* [GIVEN EXERCISE] Starting with the first line of the data below, copy each line up to and including the one containing "const arcs = pie(papers);". Pictures stay out.

* [Figure scripts]

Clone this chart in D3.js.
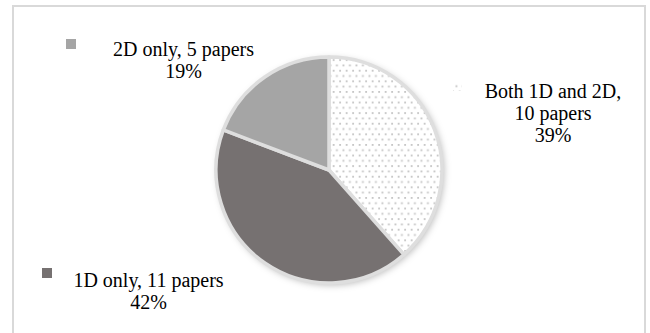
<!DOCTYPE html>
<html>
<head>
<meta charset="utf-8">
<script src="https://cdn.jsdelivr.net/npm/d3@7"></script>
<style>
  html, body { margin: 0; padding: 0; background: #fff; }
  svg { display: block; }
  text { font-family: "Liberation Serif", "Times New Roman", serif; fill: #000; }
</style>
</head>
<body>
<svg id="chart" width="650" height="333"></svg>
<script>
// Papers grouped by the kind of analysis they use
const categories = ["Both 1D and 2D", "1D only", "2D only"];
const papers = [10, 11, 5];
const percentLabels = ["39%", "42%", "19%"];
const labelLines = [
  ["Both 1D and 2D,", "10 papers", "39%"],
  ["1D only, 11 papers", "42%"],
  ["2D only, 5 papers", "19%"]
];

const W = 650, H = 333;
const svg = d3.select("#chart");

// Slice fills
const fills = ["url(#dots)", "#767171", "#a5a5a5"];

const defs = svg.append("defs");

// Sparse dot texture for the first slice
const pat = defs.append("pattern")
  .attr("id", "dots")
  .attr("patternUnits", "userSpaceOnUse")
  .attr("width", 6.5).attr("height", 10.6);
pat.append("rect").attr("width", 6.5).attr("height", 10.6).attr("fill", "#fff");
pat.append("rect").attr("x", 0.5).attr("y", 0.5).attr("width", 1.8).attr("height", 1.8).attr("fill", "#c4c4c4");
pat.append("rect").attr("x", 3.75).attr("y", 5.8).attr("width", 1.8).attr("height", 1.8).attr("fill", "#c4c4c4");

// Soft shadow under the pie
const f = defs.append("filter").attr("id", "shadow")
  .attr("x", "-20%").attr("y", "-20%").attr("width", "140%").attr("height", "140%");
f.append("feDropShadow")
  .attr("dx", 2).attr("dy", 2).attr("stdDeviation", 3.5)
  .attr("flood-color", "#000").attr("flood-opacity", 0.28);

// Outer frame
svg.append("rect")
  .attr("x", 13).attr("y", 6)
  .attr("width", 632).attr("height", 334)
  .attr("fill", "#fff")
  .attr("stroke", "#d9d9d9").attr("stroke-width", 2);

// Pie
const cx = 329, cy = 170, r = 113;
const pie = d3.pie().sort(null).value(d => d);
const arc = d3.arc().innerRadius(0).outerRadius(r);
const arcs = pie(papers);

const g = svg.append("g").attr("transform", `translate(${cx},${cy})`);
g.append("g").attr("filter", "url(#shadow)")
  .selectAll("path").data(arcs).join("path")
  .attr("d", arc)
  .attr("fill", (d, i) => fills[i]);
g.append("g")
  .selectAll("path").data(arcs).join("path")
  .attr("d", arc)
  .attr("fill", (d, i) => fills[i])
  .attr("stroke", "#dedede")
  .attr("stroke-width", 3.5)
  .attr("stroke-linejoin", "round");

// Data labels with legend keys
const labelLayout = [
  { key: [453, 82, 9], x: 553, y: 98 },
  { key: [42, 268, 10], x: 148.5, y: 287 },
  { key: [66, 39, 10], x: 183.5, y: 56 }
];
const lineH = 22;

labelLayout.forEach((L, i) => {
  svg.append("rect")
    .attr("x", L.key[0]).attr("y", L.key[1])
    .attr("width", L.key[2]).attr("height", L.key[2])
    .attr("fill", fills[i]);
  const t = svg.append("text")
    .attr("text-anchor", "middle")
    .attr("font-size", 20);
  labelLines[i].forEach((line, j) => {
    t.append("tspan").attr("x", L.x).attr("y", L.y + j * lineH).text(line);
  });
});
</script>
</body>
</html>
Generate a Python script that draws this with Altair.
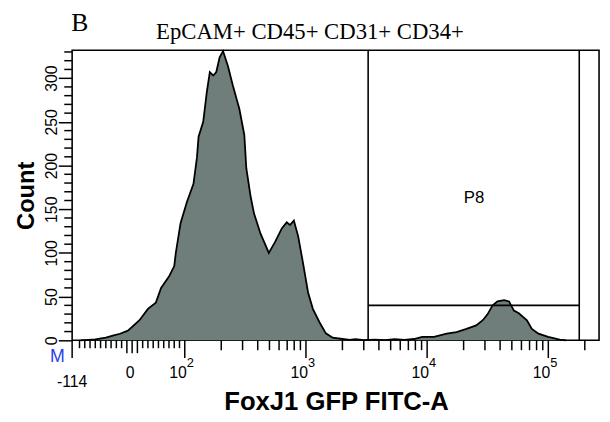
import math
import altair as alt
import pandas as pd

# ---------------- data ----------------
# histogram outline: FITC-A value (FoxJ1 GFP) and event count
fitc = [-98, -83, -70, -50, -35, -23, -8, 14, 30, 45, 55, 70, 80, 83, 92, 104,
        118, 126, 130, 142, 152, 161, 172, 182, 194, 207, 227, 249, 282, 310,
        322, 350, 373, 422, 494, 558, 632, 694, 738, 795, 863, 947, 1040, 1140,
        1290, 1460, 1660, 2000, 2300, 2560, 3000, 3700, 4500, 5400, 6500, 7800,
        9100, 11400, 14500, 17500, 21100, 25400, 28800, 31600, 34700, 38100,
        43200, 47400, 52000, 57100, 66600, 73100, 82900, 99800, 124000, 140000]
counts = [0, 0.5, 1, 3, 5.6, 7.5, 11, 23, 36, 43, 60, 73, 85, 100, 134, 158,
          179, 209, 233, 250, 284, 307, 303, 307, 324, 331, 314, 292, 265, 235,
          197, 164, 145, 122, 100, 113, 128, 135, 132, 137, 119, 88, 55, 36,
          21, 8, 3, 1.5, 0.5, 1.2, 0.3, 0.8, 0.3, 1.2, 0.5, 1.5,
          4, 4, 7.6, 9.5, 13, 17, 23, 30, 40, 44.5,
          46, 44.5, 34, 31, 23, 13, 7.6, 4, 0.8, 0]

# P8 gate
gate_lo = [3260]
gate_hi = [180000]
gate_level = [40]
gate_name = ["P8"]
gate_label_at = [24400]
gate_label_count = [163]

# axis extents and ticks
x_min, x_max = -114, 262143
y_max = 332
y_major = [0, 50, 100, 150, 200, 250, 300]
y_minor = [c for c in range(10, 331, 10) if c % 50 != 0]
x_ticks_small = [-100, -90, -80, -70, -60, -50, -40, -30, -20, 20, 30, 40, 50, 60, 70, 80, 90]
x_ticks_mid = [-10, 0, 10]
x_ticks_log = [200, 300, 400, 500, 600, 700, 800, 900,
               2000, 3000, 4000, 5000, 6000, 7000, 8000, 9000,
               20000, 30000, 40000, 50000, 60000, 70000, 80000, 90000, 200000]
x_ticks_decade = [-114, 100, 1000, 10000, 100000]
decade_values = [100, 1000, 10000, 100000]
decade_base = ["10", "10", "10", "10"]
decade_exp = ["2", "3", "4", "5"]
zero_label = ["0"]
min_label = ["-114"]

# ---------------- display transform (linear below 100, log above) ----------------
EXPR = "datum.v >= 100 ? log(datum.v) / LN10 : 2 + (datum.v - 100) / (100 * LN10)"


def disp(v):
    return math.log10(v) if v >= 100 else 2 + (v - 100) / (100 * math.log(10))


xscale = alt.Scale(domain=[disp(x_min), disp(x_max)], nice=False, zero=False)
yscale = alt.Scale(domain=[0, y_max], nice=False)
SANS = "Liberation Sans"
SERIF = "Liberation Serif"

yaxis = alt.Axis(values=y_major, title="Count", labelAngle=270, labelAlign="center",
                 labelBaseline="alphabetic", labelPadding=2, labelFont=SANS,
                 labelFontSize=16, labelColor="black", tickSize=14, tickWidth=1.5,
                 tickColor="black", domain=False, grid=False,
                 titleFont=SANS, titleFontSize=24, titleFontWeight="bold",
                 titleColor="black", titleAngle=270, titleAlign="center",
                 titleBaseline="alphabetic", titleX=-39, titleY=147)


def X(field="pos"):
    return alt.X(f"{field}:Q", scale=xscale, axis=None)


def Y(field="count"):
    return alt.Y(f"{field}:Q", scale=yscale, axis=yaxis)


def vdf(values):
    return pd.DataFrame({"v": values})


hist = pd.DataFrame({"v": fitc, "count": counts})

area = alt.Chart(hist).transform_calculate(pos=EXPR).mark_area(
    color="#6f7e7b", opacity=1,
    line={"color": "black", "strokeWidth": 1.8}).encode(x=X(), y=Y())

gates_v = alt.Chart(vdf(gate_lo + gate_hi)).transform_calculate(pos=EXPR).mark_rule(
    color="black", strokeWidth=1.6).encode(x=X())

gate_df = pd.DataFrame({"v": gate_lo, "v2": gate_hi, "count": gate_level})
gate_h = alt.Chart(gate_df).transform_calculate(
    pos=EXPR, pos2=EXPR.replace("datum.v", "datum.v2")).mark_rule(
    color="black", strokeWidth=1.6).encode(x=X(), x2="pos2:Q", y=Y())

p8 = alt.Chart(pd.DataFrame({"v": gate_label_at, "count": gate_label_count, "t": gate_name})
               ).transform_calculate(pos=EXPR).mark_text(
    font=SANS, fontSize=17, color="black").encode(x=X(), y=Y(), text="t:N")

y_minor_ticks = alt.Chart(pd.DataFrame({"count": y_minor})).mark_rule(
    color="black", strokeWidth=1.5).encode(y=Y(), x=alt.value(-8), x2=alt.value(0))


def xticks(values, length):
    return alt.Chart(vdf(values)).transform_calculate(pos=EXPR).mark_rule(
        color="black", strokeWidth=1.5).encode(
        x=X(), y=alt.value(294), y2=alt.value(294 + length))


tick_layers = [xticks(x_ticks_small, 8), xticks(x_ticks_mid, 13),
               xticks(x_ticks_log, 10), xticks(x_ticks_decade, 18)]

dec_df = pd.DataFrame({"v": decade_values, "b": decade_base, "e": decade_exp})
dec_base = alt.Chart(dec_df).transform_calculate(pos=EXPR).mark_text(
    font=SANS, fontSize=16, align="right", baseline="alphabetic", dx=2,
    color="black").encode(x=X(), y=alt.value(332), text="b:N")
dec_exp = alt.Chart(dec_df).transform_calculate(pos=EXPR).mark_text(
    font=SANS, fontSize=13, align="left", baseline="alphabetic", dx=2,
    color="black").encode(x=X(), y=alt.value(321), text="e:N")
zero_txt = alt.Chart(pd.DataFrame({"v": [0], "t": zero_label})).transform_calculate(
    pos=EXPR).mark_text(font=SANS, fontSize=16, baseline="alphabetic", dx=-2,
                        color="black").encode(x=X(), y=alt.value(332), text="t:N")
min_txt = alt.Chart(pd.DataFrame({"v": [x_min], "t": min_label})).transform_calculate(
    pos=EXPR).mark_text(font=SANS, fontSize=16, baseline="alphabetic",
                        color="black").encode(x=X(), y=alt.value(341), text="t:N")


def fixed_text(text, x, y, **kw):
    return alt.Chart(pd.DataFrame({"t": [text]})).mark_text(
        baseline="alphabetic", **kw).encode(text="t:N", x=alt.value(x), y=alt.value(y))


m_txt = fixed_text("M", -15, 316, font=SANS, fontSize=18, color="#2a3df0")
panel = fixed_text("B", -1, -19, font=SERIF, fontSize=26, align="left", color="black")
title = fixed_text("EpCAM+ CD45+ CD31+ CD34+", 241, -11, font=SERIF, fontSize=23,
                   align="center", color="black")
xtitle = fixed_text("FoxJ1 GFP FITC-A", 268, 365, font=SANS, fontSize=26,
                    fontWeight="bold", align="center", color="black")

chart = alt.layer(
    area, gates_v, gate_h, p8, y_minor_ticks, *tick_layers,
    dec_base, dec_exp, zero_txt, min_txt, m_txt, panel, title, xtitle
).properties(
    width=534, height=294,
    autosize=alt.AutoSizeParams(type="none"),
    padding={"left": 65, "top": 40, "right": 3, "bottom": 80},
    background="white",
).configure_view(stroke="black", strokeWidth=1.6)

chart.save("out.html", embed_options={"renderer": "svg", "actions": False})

* [RESULT]
Clone this chart in D3.js.
<!DOCTYPE html>
<html>
<head>
<meta charset="utf-8">
<script src="https://cdn.jsdelivr.net/npm/d3@7"></script>
<style>
  html, body { margin: 0; padding: 0; background: #fff; }
  svg { display: block; }
  text { font-family: "Liberation Serif", "Times New Roman", serif; fill: #000; }
</style>
</head>
<body>
<svg id="chart" width="650" height="333"></svg>
<script>
// Papers grouped by the kind of analysis they use
const categories = ["Both 1D and 2D", "1D only", "2D only"];
const papers = [10, 11, 5];
const percentLabels = ["39%", "42%", "19%"];
const labelLines = [
  ["Both 1D and 2D,", "10 papers", "39%"],
  ["1D only, 11 papers", "42%"],
  ["2D only, 5 papers", "19%"]
];

const W = 650, H = 333;
const svg = d3.select("#chart");

// Slice fills
const fills = ["url(#dots)", "#767171", "#a5a5a5"];

const defs = svg.append("defs");

// Sparse dot texture for the first slice
const pat = defs.append("pattern")
  .attr("id", "dots")
  .attr("patternUnits", "userSpaceOnUse")
  .attr("width", 6.5).attr("height", 10.6);
pat.append("rect").attr("width", 6.5).attr("height", 10.6).attr("fill", "#fff");
pat.append("rect").attr("x", 0.5).attr("y", 0.5).attr("width", 1.8).attr("height", 1.8).attr("fill", "#c4c4c4");
pat.append("rect").attr("x", 3.75).attr("y", 5.8).attr("width", 1.8).attr("height", 1.8).attr("fill", "#c4c4c4");

// Soft shadow under the pie
const f = defs.append("filter").attr("id", "shadow")
  .attr("x", "-20%").attr("y", "-20%").attr("width", "140%").attr("height", "140%");
f.append("feDropShadow")
  .attr("dx", 2).attr("dy", 2).attr("stdDeviation", 3.5)
  .attr("flood-color", "#000").attr("flood-opacity", 0.28);

// Outer frame
svg.append("rect")
  .attr("x", 13).attr("y", 6)
  .attr("width", 632).attr("height", 334)
  .attr("fill", "#fff")
  .attr("stroke", "#d9d9d9").attr("stroke-width", 2);

// Pie
const cx = 329, cy = 170, r = 113;
const pie = d3.pie().sort(null).value(d => d);
const arc = d3.arc().innerRadius(0).outerRadius(r);
const arcs = pie(papers);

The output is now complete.